Source records »
►

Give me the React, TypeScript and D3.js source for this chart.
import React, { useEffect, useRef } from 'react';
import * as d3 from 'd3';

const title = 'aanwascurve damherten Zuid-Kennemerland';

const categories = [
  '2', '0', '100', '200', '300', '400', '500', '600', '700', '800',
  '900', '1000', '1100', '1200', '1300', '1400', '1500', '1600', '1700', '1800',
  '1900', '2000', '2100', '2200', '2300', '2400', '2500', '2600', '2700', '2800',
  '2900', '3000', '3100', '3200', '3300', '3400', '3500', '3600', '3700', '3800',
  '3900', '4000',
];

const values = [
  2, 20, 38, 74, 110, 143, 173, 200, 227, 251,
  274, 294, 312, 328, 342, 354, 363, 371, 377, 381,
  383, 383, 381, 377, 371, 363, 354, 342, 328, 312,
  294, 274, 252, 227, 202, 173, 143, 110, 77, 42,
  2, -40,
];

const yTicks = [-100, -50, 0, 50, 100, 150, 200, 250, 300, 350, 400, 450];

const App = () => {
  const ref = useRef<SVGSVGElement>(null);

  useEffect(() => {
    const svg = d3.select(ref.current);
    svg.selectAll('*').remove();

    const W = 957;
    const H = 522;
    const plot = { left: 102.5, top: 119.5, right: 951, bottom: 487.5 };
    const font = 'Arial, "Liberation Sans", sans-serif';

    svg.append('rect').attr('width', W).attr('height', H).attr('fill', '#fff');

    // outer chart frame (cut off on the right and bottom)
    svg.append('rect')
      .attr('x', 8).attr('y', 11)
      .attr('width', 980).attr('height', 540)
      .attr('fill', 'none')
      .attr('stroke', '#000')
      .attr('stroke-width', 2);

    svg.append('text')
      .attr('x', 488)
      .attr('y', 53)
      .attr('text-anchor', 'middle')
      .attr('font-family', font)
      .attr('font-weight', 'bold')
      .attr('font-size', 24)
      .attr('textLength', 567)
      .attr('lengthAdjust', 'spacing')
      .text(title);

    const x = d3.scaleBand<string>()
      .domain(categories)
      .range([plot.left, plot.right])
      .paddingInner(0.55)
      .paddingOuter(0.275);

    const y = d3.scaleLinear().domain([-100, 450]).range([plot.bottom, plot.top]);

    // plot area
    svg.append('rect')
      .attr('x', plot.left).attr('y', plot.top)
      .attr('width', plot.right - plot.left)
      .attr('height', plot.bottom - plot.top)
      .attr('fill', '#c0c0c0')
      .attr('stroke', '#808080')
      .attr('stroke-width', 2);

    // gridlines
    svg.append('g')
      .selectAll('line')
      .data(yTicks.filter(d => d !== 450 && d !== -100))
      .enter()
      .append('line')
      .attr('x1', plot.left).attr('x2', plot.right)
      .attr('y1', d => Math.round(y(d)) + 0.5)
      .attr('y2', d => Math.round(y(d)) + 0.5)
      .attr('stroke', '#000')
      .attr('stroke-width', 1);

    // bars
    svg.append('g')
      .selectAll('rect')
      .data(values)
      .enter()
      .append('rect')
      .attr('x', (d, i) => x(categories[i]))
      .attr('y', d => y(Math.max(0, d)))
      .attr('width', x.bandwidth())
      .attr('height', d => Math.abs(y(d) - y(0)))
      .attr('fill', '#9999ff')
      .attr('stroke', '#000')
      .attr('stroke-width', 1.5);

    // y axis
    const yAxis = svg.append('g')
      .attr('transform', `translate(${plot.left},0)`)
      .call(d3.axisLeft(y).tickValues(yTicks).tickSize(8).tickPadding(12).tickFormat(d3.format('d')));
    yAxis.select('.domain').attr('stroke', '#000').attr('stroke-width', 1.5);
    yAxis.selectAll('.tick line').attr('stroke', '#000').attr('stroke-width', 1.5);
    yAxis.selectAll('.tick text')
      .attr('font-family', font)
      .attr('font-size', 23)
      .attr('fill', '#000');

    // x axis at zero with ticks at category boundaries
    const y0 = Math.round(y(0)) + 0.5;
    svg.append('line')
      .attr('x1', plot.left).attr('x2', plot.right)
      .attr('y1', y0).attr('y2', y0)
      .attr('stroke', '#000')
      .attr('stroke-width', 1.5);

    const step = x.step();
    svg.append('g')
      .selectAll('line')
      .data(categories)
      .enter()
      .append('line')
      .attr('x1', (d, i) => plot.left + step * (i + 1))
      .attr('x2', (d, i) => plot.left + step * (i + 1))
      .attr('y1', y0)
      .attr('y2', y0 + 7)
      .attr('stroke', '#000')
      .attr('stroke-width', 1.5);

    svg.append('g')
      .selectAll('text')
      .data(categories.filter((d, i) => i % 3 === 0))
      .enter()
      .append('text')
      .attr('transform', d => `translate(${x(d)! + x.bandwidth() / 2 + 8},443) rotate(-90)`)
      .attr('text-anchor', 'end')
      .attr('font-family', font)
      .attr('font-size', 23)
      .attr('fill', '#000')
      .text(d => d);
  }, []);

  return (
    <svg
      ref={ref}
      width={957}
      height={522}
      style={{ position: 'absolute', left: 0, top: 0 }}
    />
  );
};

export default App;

◄
►

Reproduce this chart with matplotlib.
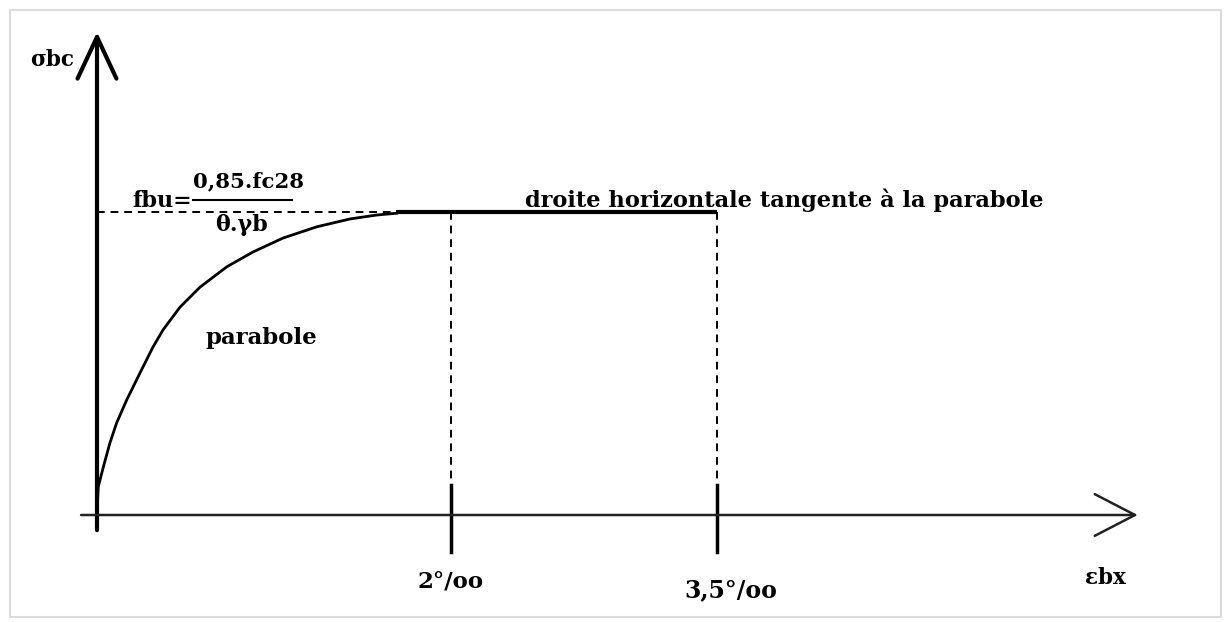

◄
►

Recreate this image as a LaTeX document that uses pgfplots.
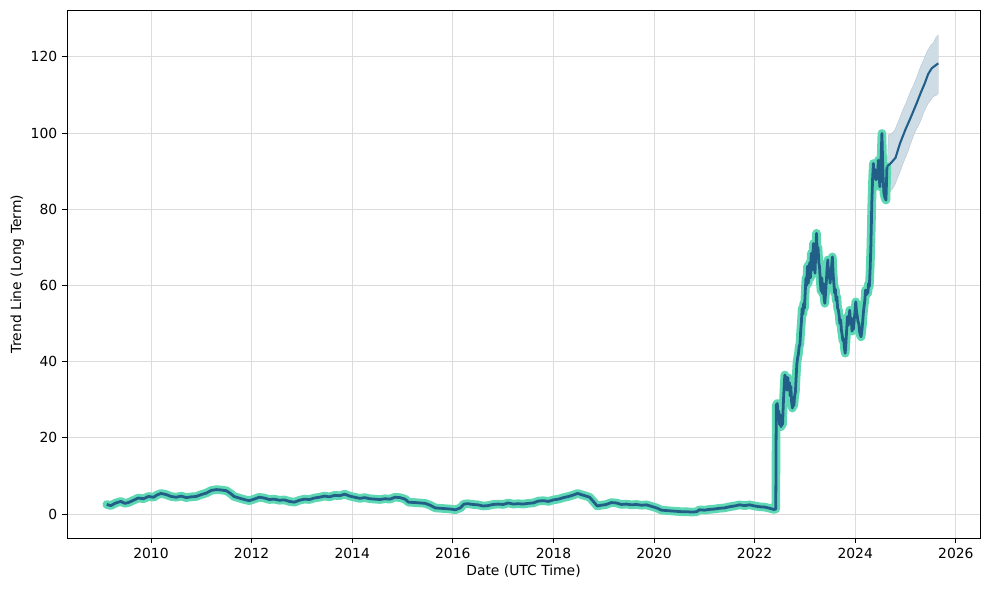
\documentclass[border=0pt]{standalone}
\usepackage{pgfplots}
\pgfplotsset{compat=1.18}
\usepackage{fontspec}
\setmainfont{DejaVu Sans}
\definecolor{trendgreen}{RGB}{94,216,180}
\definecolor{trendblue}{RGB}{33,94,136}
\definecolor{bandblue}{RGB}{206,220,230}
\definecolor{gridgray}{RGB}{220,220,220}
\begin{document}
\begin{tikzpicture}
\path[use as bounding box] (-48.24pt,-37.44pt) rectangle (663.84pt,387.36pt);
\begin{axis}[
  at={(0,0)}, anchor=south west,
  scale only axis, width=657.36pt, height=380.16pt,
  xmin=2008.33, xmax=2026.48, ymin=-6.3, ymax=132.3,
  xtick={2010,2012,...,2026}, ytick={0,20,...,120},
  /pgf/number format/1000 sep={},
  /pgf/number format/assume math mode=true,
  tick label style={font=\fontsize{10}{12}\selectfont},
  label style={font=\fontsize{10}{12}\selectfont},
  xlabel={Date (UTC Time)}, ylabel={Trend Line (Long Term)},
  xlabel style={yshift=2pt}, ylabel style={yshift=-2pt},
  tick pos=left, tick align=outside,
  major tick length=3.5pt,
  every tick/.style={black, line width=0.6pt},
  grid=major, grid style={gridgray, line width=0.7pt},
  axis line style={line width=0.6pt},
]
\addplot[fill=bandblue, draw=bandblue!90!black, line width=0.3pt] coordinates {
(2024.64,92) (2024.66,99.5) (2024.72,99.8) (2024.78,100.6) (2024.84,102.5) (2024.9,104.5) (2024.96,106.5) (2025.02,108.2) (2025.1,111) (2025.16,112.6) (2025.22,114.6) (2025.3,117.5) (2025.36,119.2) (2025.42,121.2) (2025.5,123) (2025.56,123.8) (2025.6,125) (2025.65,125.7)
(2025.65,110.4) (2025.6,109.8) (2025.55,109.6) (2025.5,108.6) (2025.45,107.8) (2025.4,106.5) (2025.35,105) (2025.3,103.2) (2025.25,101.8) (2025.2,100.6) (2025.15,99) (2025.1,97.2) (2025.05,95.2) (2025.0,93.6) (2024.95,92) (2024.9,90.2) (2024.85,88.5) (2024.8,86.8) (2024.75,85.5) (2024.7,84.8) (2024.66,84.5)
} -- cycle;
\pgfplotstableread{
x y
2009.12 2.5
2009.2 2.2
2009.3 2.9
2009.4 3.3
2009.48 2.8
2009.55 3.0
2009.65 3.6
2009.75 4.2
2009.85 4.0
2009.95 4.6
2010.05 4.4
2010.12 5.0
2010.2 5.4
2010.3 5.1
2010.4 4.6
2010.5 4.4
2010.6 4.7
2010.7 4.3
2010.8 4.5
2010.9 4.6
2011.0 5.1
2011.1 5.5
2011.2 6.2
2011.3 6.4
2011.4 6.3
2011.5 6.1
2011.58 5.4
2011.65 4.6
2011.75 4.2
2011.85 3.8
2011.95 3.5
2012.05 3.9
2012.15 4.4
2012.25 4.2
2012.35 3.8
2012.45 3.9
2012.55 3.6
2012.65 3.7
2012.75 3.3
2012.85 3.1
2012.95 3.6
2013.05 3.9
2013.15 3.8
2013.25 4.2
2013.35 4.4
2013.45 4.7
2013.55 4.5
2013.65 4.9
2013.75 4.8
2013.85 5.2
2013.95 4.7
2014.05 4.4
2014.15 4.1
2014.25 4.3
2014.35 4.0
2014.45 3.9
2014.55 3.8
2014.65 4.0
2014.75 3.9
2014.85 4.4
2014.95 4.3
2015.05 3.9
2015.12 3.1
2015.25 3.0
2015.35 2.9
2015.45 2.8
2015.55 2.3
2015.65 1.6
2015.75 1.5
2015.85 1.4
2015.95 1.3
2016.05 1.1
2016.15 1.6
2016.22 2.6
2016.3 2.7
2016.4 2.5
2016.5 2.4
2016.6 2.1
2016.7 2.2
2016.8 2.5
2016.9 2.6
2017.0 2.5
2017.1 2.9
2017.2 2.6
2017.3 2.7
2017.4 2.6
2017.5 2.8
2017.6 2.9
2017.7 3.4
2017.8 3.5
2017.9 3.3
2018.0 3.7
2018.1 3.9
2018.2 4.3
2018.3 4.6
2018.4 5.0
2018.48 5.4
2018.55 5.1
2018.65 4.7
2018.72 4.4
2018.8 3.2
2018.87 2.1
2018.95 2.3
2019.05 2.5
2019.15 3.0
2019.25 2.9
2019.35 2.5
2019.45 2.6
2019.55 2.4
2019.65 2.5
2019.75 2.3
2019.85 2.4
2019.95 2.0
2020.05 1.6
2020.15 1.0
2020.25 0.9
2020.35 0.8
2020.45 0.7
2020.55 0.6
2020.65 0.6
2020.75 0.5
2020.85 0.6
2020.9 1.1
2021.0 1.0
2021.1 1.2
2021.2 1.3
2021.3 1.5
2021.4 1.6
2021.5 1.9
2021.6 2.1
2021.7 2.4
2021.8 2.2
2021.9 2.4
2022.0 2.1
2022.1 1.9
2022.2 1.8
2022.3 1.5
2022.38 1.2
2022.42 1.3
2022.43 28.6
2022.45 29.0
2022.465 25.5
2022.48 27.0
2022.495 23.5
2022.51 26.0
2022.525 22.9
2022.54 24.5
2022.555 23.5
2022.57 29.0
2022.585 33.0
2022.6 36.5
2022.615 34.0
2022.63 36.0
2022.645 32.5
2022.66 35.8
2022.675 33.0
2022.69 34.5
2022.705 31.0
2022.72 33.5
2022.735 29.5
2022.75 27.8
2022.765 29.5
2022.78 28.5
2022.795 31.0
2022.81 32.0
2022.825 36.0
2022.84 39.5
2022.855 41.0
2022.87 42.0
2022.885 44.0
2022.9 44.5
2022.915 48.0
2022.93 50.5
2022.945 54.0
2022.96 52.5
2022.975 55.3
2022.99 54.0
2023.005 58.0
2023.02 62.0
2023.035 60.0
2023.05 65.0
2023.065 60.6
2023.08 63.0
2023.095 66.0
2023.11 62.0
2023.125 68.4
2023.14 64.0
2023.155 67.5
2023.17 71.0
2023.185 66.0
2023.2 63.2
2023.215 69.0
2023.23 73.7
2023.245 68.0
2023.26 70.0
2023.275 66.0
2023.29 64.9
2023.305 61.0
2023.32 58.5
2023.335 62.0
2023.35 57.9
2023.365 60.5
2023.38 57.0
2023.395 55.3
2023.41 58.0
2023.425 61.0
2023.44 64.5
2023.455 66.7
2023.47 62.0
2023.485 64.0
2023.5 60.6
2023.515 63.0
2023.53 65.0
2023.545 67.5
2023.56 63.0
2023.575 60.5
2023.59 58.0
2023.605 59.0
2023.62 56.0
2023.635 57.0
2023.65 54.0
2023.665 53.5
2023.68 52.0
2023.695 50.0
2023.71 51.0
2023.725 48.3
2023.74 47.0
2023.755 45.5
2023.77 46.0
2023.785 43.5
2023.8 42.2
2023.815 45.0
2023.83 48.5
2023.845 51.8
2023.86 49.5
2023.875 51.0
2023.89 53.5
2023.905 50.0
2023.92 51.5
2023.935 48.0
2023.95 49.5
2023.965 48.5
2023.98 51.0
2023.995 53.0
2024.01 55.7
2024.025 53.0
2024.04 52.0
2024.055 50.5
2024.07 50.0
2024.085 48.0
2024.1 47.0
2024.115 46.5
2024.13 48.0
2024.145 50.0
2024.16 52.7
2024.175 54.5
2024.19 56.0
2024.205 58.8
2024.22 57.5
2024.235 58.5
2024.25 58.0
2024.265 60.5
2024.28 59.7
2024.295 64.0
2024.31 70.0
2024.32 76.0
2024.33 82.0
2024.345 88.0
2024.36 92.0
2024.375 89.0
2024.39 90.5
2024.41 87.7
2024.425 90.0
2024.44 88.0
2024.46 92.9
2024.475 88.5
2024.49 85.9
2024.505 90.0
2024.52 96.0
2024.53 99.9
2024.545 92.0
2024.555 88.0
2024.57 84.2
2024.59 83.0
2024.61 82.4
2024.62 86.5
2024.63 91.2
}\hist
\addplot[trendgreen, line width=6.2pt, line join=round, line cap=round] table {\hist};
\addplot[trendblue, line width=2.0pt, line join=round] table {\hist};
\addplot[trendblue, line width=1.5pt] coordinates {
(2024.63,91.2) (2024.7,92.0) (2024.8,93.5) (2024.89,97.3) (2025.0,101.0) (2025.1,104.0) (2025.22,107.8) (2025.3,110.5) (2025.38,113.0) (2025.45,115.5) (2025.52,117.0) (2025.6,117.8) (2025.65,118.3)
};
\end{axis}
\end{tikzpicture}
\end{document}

◄

Stated goal »
Collect every line above that contains the word "this".

Reply to the exercise »
Give me the React, TypeScript and D3.js source for this chart.
Reproduce this chart with matplotlib.
Recreate this image as a LaTeX document that uses pgfplots.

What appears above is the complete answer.